【发布时间】:2020-09-22 13:33:21
【问题描述】:
问题:
首先,我才刚刚开始。虽然我为我的代码感到自豪,但我已经意识到它返回到它并在不同的变量上使用它是多么的低效和不可复制。特别是,#3)在排除列(倾盆大雨、降水、雨水)时具有手动组件,这不是很可复制。有人可以建议吗? (如果你能相信的话,以前看起来更糟)
代码:
# 1) filter for dictionaries containing 1,000 noun counts or more
f1_raincount <- raincount %>% filter(total_ncount >= 1000)

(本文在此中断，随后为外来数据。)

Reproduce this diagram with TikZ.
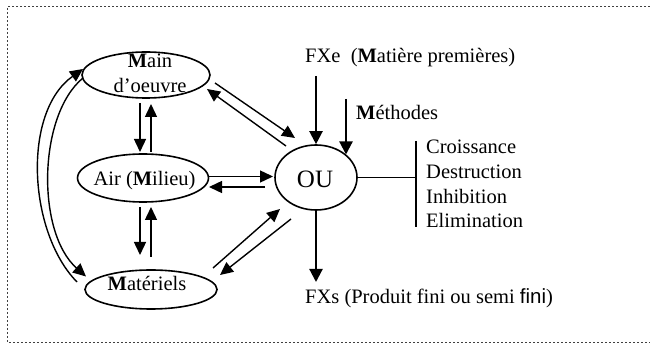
\documentclass[tikz,border=0pt]{standalone}
\usepackage{fontspec}
\setmainfont{Liberation Serif}
\newfontfamily\arialfont{Liberation Sans}
\usetikzlibrary{arrows.meta,shapes.geometric,calc}
\begin{document}
\begin{tikzpicture}[x=1pt,y=-1pt,
  ell/.style={draw, ellipse, line width=1.6pt, inner sep=0pt},
  lbl/.style={font=\fontsize{20.5}{25}\selectfont, inner sep=0pt},
  arr/.style={-{Triangle[length=13pt,width=12pt]}, line width=1.4pt},
  thickarr/.style={-{Triangle[length=13pt,width=13pt]}, line width=2.2pt},
  frame/.style={line width=1pt, draw=black!75, dash pattern=on 1.6pt off 2.4pt}
]
\useasboundingbox (0,0) rectangle (650,344);
\draw[frame] (650,7) -- (7,7) -- (7,342) -- (650,342);

% ellipses
\node[ell, minimum width=128pt, minimum height=46pt] (main) at (146,75) {};
\node[ell, minimum width=131pt, minimum height=48pt] (air) at (143,178) {};
\node[ell, minimum width=132pt, minimum height=39pt] (mat) at (151,289.5) {};
\node[ell, minimum width=82pt, minimum height=65pt] (ou) at (316,177.5) {};

% ellipse texts
\node[lbl, anchor=base] (maint) at (150,68) {\textbf{M}ain};
\node[lbl, anchor=base] (maint2) at (150,93) {d’oeuvre};
\node[lbl, anchor=base] (airt) at (144.5,186) {Air (\textbf{M}ilieu)};
\node[lbl, anchor=base] (matt) at (147,291) {\textbf{M}atériels};
\node[lbl, anchor=base, font=\fontsize{25}{30}\selectfont] (out) at (315,188) {OU};

% other labels
\node[lbl, anchor=base west] (fxe) at (305,63) {FXe\ \ (\textbf{M}atière premières)};
\node[lbl, anchor=base west] (meth) at (356,120) {\textbf{M}éthodes};
\node[lbl, anchor=base west] (c1) at (426,154) {Croissance};
\node[lbl, anchor=base west] (c2) at (426,178.6) {Destruction};
\node[lbl, anchor=base west] (c3) at (426,203.2) {Inhibition};
\node[lbl, anchor=base west] (c4) at (426,227.8) {Elimination};
\node[lbl, anchor=base west] (fxs) at (305,304) {FXs (Produit fini ou semi {\arialfont fini})};

% free ends
\coordinate (fxein) at (316,76);
\coordinate (methin) at (346,99);
\coordinate (fxsend) at (316,282);
\coordinate (bmid) at (416,177.5);
\coordinate (btop) at (416,141);
\coordinate (bbot) at (416,227);

% main <-> air
\draw[arr] ($(main.center)+(-6,28)$) -- ($(air.center)+(-3,-26)$);
\draw[arr] ($(air.center)+(8,-26)$) -- ($(main.center)+(5,29)$);
% air <-> mat
\draw[arr] ($(air.center)+(-3,29)$) -- ($(mat.center)+(-11,-34.5)$);
\draw[arr] ($(mat.center)+(0,-32.5)$) -- ($(air.center)+(8,29)$);
% main <-> ou
\draw[arr] ($(main.center)+(69,8)$) -- ($(ou.center)+(-21,-39.5)$);
\draw[arr] ($(ou.center)+(-30,-31.5)$) -- ($(main.center)+(61,14)$);
% air <-> ou
\draw[arr] ($(air.center)+(66,-1.5)$) -- ($(ou.center)+(-43,-1)$);
\draw[arr] ($(ou.center)+(-51,9.5)$) -- ($(air.center)+(66,9)$);
% mat <-> ou
\draw[arr] ($(mat.center)+(62,-21.5)$) -- ($(ou.center)+(-36,31.5)$);
\draw[arr] ($(ou.center)+(-25,41.5)$) -- ($(mat.center)+(69,-14.5)$);

% long curves
\draw[arr] ($(mat.center)+(-74,-7.5)$) .. controls (28,232) and (22,112) .. ($(main.center)+(-63,-6)$);
\draw[arr] ($(main.center)+(-63,3)$) .. controls (38,115) and (36,232) .. ($(mat.center)+(-65,-13)$);

% vertical thick arrows
\draw[thickarr] (fxein) -- (ou.north);
\draw[thickarr] (methin) -- ($(ou.center)+(30,-23)$);
\draw[thickarr] (ou.south) -- (fxsend);

% bracket
\draw[line width=1.4pt] (ou.east) -- (bmid);
\draw[line width=2.2pt] (btop) -- (bbot);
\end{tikzpicture}
\end{document}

# 2) filter for dictionaries which contain 3 or more tokens from our set of rain-related tokens
f2_raincount <- f1_raincount
#compute rain-set count
f2_raincount$set_count <- f2_raincount %>% select(cloud:thunderstorm) %>% apply(1, function(x) sum(x != 0, values_drop_na=TRUE))
f2_raincount <- f2_raincount %>% filter(set_count >= 3)
# 3) Select for rain-related noun tokens with frequencies greater than 10 across dictionaries
#First, compute dictionary counts
f3_raincount <- f2_raincount
f3_dict_long <- f3_raincount %>% select(cloud:thunderstorm) %>% apply(2, function(x) sum(x !=0))
#Second, exclude those under 10: downpour, precipitation, rainwater
f3_raincount <- f3_raincount %>% select(-c(downpour, precipitation, rainwater) )
# 4) given exclusion #3, compute rain set count and filter again
f4_raincount <- f3_raincount
f4_raincount$set_count2 <- f4_raincount %>% select(cloud:thunderstorm) %>% apply(1, function(x) sum(x != 0))
f4_raincount <- f4_raincount %>% filter(set_count2 >= 3) %>%
select(id:dictsize) #select final rain-set
【问题讨论】:
标签: r dplyr apply text-mining